Conservative MP David Ruffley criticised what he said was a worrying "lack of specificity" about when the EU could overrule a national financial regulator, saying the "open-ended powers to intervene at national level are deeply disturbing".

Barnier responded that co-operation between national financial regulators was the aim of the EU initiatives, rather than attempting to usurp national sovereignty.
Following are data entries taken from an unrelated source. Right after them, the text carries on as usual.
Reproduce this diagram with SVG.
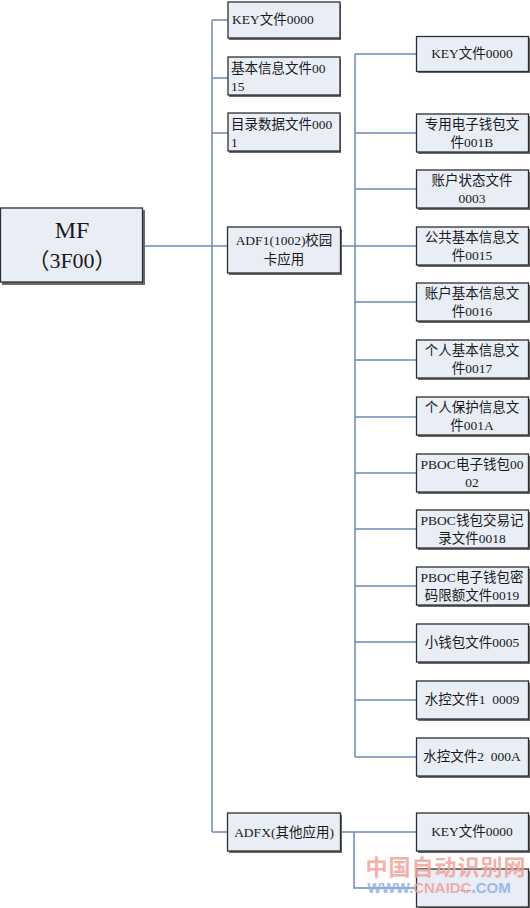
<svg xmlns="http://www.w3.org/2000/svg" width="530" height="908" viewBox="0 0 530 908">
<defs>
<style>
.bx{fill:#e8edf6;stroke:#2e2e2e;stroke-width:1.3}
.sh{fill:#6a6a6a}
.t{font-family:"Liberation Serif","Noto Sans CJK SC",serif;font-size:13.5px;fill:#1a1a1a}
.c{text-anchor:middle}
.ln{stroke:#6d8bb5;stroke-width:1.5;fill:none}
.wm{font-family:"Liberation Sans","Noto Sans CJK SC",sans-serif;font-weight:bold}
</style>
</defs>
<rect width="530" height="908" fill="#ffffff"/>
<g id="connectors">
<path class="ln" d="M212 20V832M212 20H228M212 78H228M212 133H228M212 832H228"/>
<path class="ln" d="M143 246H228" stroke="#4f6f9f"/>
<path class="ln" d="M341 246H355M355 54V757"/>
<path class="ln" d="M355 54H416M355 133H416M355 189H416M355 246H416M355 302H416M355 360H416M355 417H416M355 473H416M355 529H416M355 586H416M355 642H416M355 700H416M355 757H416"/>
<path class="ln" d="M341 832H416M354 832V888H416"/>
</g>
<g id="mf">
<rect class="sh" x="2" y="210" width="143" height="75"/>
<rect class="bx" x="0.5" y="208" width="142" height="74"/>
<text class="t c" x="72" y="238" style="font-size:24px">MF</text>
<text class="t c" x="72" y="268" style="font-size:22px">（3F00）</text>
</g>
<g id="key-mf">
<rect class="sh" x="229" y="4" width="112" height="36"/>
<rect class="bx" x="228" y="2" width="112" height="36"/>
<text class="t" x="232" y="24">KEY文件0000</text>
</g>
<g id="basic-info">
<rect class="sh" x="229" y="59" width="112" height="38"/>
<rect class="bx" x="228" y="57" width="112" height="38"/>
<text class="t" x="231" y="73">基本信息文件00</text>
<text class="t" x="231" y="91">15</text>
</g>
<g id="dir-data">
<rect class="sh" x="229" y="115" width="112" height="38"/>
<rect class="bx" x="228" y="113" width="112" height="38"/>
<text class="t" x="231" y="129">目录数据文件000</text>
<text class="t" x="231" y="147">1</text>
</g>
<g id="adf1">
<rect class="sh" x="229" y="229" width="113" height="46"/>
<rect class="bx" x="227.5" y="227" width="113" height="46"/>
<text class="t c" x="284" y="245">ADF1(1002)校园</text>
<text class="t c" x="284" y="264">卡应用</text>
</g>
<g id="adfx">
<rect class="sh" x="229" y="815" width="113" height="38"/>
<rect class="bx" x="227.5" y="813" width="113" height="38"/>
<text class="t c" x="284" y="837">ADFX(其他应用)</text>
</g>
<g id="r-key">
<rect class="sh" x="418" y="38" width="112" height="35"/>
<rect class="bx" x="416.5" y="36.5" width="112" height="35"/>
<text class="t c" x="472" y="58">KEY文件0000</text>
</g>
<g id="r-001b">
<rect class="sh" x="418" y="116" width="112" height="38"/>
<rect class="bx" x="416.5" y="114" width="112" height="38"/>
<text class="t c" x="472" y="129">专用电子钱包文</text>
<text class="t c" x="472" y="147">件001B</text>
</g>
<g id="r-0003">
<rect class="sh" x="418" y="172" width="112" height="38"/>
<rect class="bx" x="416.5" y="170" width="112" height="38"/>
<text class="t c" x="472" y="185">账户状态文件</text>
<text class="t c" x="472" y="203">0003</text>
</g>
<g id="r-0015">
<rect class="sh" x="418" y="229" width="112" height="38"/>
<rect class="bx" x="416.5" y="227" width="112" height="38"/>
<text class="t c" x="472" y="242">公共基本信息文</text>
<text class="t c" x="472" y="260">件0015</text>
</g>
<g id="r-0016">
<rect class="sh" x="418" y="285" width="112" height="38"/>
<rect class="bx" x="416.5" y="283" width="112" height="38"/>
<text class="t c" x="472" y="298">账户基本信息文</text>
<text class="t c" x="472" y="316">件0016</text>
</g>
<g id="r-0017">
<rect class="sh" x="418" y="342" width="112" height="38"/>
<rect class="bx" x="416.5" y="340" width="112" height="38"/>
<text class="t c" x="472" y="355">个人基本信息文</text>
<text class="t c" x="472" y="373">件0017</text>
</g>
<g id="r-001a">
<rect class="sh" x="418" y="399" width="112" height="38"/>
<rect class="bx" x="416.5" y="397" width="112" height="38"/>
<text class="t c" x="472" y="412">个人保护信息文</text>
<text class="t c" x="472" y="430">件001A</text>
</g>
<g id="r-0002">
<rect class="sh" x="418" y="456" width="112" height="38"/>
<rect class="bx" x="416.5" y="454" width="112" height="38"/>
<text class="t c" x="472" y="469">PBOC电子钱包00</text>
<text class="t c" x="472" y="487">02</text>
</g>
<g id="r-0018">
<rect class="sh" x="418" y="512" width="112" height="38"/>
<rect class="bx" x="416.5" y="510" width="112" height="38"/>
<text class="t c" x="472" y="525">PBOC钱包交易记</text>
<text class="t c" x="472" y="543">录文件0018</text>
</g>
<g id="r-0019">
<rect class="sh" x="418" y="569" width="112" height="38"/>
<rect class="bx" x="416.5" y="567" width="112" height="38"/>
<text class="t c" x="472" y="582">PBOC电子钱包密</text>
<text class="t c" x="472" y="600">码限额文件0019</text>
</g>
<g id="r-0005">
<rect class="sh" x="418" y="626" width="112" height="38"/>
<rect class="bx" x="416.5" y="624" width="112" height="38"/>
<text class="t c" x="472" y="647">小钱包文件0005</text>
</g>
<g id="r-0009">
<rect class="sh" x="418" y="683" width="112" height="38"/>
<rect class="bx" x="416.5" y="681" width="112" height="38"/>
<text class="t c" x="472" y="704" xml:space="preserve">水控文件1  0009</text>
</g>
<g id="r-000a">
<rect class="sh" x="418" y="740" width="112" height="38"/>
<rect class="bx" x="416.5" y="738" width="112" height="38"/>
<text class="t c" x="472" y="761" xml:space="preserve">水控文件2  000A</text>
</g>
<g id="x-key">
<rect class="sh" x="418" y="815" width="112" height="38"/>
<rect class="bx" x="416.5" y="813" width="112" height="38"/>
<text class="t c" x="472" y="836">KEY文件0000</text>
</g>
<g id="x-more">
<rect class="sh" x="418" y="871" width="112" height="38"/>
<rect class="bx" x="416.5" y="869" width="112" height="38"/>
<text class="t c" x="466" y="891" style="font-size:9px">……</text>
</g>
<g id="watermark" opacity="0.85">
<text class="wm" x="446" y="875" text-anchor="middle" font-size="22" fill="#f2a39b" letter-spacing="1">中国自动识别网</text>
<text class="wm" x="439" y="893" text-anchor="middle" font-size="15" fill="#8fb1e2"><tspan>WWW.</tspan><tspan fill="#f2a39b">CNAIDC</tspan><tspan>.COM</tspan></text>
</g>
</svg>
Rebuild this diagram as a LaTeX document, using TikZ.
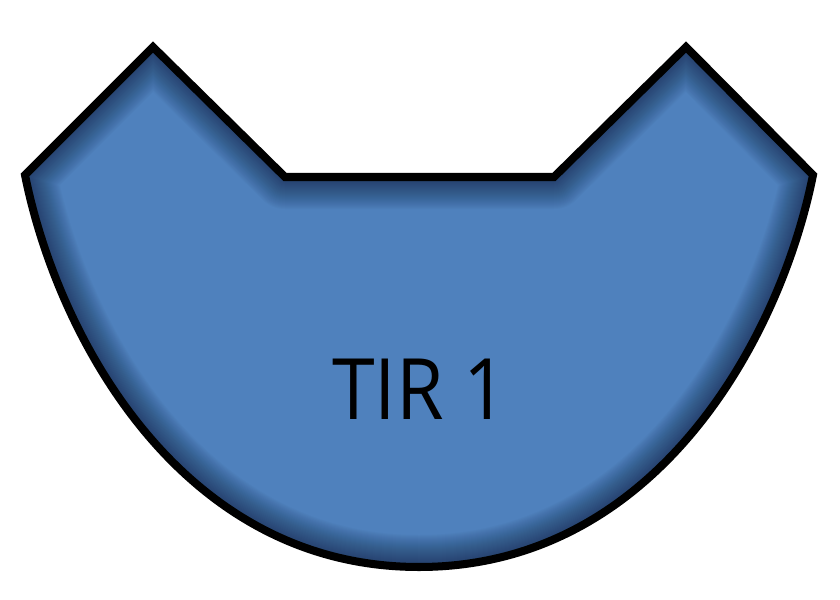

However, asked to specify other examples of where the new regulators might have the final say he said: "I have not got a list to give you."

The commissioner also defended the EU's curbs on bank bonuses and said he did not believe they would cause a flight of talent as has been feared.

"I would not be overly impressed by the blackmail exerted in which this kind of risk is mentioned," Barnier told the MPs."I very much doubt there will be a flight of talent towards Asia or elsewhere."

Last week EU regulators finalised guidelines calling for Europe's best-paid bankers to get only 20 per cent of their next annual bonus upfront in cash.

Barnier told the committee that there could be no return to "business as usual" following the financial crisis. "Otherwise the liberal free market principles which we all believe in could be seriously at risk," he said.